Elle est impliquée dans le conseil d'administration du Centre des femmes de Laval. Et elle a participé à trois congrès du Regroupement des centres de femmes, dont l'un a eu lieu à Saguenay. «Là-bas, j'ai eu un choc. Des femmes, surtout les plus âgées, me transperçaient du regard. Pour elles, c'était inadmissible qu'une femme voilée se dise féministe. Je crois en avoir convaincu quelques-unes que mon foulard ne m'empêche pas d'être féministe.»

Il y a quelques mois, sa fille maintenant âgée de 12 ans lui a demandé si elle pouvait porter le voile. Khadija a refusé. «Elle voulait le mettre parce qu'une de ses amies avait décidé de le porter. Je lui ai dit: Pas question.»

2. VOILE ET AGRESSION



«Les Québécoises, vous êtes toutes des chiennes.»

Carole Laflamme se souviendra longtemps de cette journée de septembre. Ce jour-là, il y a tout juste un mois, elle a vécu exactement l'inverse de la situation qu'on a beaucoup décriée dans les médias: c'est elle qui s'est fait insulter - et cracher dessus - par une femme voilée.

Mme Laflamme se trouvait dans un magasin à grande surface. Elle suivait une vieille dame dans une allée. Les deux femmes ont croisé deux musulmanes voilées, une jeune et une autre, plus âgée. La vieille dame leur a demandé, tout à fait civilement, note Mme Laflamme, pourquoi elles portaient le voile. «C'était une remarque tout à fait candide, faite par une personne qui, manifestement, ne comprenait pas.

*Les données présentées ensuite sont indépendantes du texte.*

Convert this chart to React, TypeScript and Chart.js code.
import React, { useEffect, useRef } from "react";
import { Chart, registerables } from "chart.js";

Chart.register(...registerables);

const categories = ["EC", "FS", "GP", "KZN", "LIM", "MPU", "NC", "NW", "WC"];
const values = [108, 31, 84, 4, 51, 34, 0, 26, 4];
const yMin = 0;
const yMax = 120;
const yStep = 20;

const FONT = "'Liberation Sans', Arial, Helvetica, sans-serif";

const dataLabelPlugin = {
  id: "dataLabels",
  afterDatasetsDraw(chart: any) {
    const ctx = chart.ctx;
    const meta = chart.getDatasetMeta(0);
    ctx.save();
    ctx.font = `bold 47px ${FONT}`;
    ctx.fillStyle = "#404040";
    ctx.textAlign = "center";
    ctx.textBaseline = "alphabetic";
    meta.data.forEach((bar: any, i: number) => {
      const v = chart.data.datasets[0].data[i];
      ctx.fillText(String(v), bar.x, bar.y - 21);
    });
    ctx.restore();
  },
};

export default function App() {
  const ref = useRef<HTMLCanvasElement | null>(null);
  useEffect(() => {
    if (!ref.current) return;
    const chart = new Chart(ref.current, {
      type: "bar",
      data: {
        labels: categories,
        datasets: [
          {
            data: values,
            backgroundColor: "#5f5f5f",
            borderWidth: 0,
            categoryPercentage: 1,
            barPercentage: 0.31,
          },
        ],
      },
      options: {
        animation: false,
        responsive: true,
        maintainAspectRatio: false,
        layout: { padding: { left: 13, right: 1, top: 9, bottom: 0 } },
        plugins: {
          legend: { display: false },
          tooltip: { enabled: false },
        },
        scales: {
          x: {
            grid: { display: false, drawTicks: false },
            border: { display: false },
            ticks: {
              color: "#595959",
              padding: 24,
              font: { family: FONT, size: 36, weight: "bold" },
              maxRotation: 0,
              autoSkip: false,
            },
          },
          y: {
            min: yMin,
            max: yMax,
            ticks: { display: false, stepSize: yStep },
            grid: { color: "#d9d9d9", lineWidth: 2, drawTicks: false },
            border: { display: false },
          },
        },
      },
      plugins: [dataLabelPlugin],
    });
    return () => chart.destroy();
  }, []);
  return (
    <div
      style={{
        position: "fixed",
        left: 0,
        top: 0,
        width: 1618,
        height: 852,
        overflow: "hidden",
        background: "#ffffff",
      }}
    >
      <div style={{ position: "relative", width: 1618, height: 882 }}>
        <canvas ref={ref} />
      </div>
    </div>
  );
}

Ça n'était pas agressif», assure-t-elle.

La réponse de la jeune musulmane a aussitôt fusé: «Je me fous de vous», a-t-elle lancé à la vieille dame en lui faisant un doigt d'honneur. Carole Laflamme a été choquée par cette réponse. À ce moment, elle s'en est mêlée, soulignant à la jeune femme que la vieille dame «ne méritait pas ça».

Son intervention a mis le feu aux poudres. La jeune femme lui a craché dessus. «Vous n'êtes rien à mes yeux, s'est-elle mis à crier. Vous n'avez aucune importance. De toute façon, les Québécoises, vous êtes toutes des chiennes. Dans une génération, vos enfants seront élevés selon les principes du Coran.»

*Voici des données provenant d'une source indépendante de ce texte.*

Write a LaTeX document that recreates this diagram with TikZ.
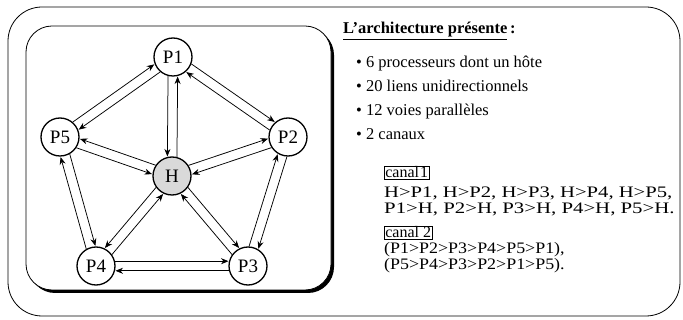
\documentclass[tikz,border=0pt]{standalone}
\usepackage{fontspec}
\setmainfont{Liberation Serif}
\usetikzlibrary{arrows.meta,calc}
\begin{document}
\begin{tikzpicture}[x=1pt,y=-1pt,
  proc/.style={circle,draw,line width=1.3pt,minimum size=38pt,inner sep=0pt,
    fill=white,font=\fontsize{19}{19}\selectfont},
  link/.style={line width=0.75pt,-{Stealth[length=7.5pt,width=6pt]},
    shorten <=19pt, shorten >=19.5pt},
  lane/.style={link,to path={($(\tikztostart)!4.8pt!#1:(\tikztotarget)$) --
    ($(\tikztotarget)!4.8pt!-#1:(\tikztostart)$)}},
  frame/.style={draw,line width=0.8pt,rounded corners=#1},
  tag/.style={draw,line width=0.6pt,inner xsep=1pt,inner ysep=1pt,anchor=base west,
    font=\fontsize{16}{16}\selectfont},
  txt/.style={anchor=base west,inner sep=0pt},
  small/.style={txt,font=\fontsize{16}{16}\selectfont},
]
\useasboundingbox (0,0) rectangle (683,320);
% outer frame
\draw[frame=34pt] (8,7) rectangle (680,316);
% inner box with shadow
\fill[rounded corners=26pt] (29,29) rectangle (334,293);
\draw[frame=26pt,fill=white] (26,26) rectangle (331,290);

% nodes
\node[proc] (P1) at (173,57) {P1};
\node[proc] (P2) at (288,137) {P2};
\node[proc] (P3) at (248,266) {P3};
\node[proc] (P4) at (96,266) {P4};
\node[proc] (P5) at (60,137) {P5};
\node[proc,fill=gray!30] (H) at (172,176) {H};

% ring links
\foreach \a/\b in {P1/P2,P2/P3,P3/P4,P4/P5,P5/P1}{
  \draw[lane=90] (\a) to (\b);
  \draw[lane=90] (\b) to (\a);
}
% hub links
\foreach \p/\s in {P1/-90,P2/90,P3/90,P4/-90,P5/-90}{
  \draw[lane=\s] (H) to (\p);
  \draw[lane=\s] (\p) to (H);
}

% text
\node[txt,font=\fontsize{16.5}{16.5}\selectfont\bfseries] (title) at (343,34)
  {\underline{L'architecture présente}\,:};
\begin{scope}[every node/.style={txt,font=\fontsize{16.5}{16.5}\selectfont}]
\node (b1) at (356,68) {\textbullet\ 6 processeurs dont un hôte};
\node (b2) at (356,92) {\textbullet\ 20 liens unidirectionnels};
\node (b3) at (356,116) {\textbullet\ 12 voies parallèles};
\node (b4) at (356,140) {\textbullet\ 2 canaux};
\end{scope}
\node[tag] (c1) at (384,178) {canal\kern1pt1};
\node[small] (l1) at (384,198) {\scalebox{1.29}[1]{H>P1, H>P2, H>P3, H>P4, H>P5,}};
\node[small] (l2) at (384,214) {\scalebox{1.30}[1]{P1>H, P2>H, P3>H, P4>H, P5>H.}};
\node[tag] (c2) at (384,238) {canal 2};
\node[small] (l3) at (384,254) {\scalebox{1.12}[1]{(P1>P2>P3>P4>P5>P1),}};
\node[small] (l4) at (384,270) {\scalebox{1.12}[1]{(P5>P4>P3>P2>P1>P5).}};
\end{tikzpicture}
\end{document}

Photo Musa Sadulayev, Associated Press

Mme Laflamme n'en revenait pas. Elle a amené la vieille dame à l'écart en soulignant haut et fort à la jeune femme que son comportement était inacceptable. «Il y avait beaucoup de rage chez cette femme-là. C'est grave de dire ça.» D'autres gens dans le magasin, dont un couple d'origine asiatique, ont applaudi pour soutenir l'intervention de Mme Laflamme.

Carole Laflamme a choisi de raconter son histoire à l'animateur Sylvain Bouchard, il y a quelques semaines. Pourquoi? «C'est la première fois que je vis une chose comme ça. Il fallait que ça soit dénoncé. Les gens sont mal à l'aise de parler. Ils ont peur d'être traités de racistes.»

Mme Laflamme, qui travaille comme professeure de conditionnement physique, n'a rien contre les immigrants. Elle fréquente avec bonheur des gens de plusieurs communautés culturelles. «J'ai de très bons amis marocains qui ont immigré au Québec pour fuir la montée de l'islamisme», dit-elle.

L'incident qu'elle a vécu à la mi-septembre a modifié sa perception des musulmans, dit-elle. «Cet épisode-là m'a fouettée. Avant, j'avais une confiance totale. Maintenant, je suis plus sur mes gardes.»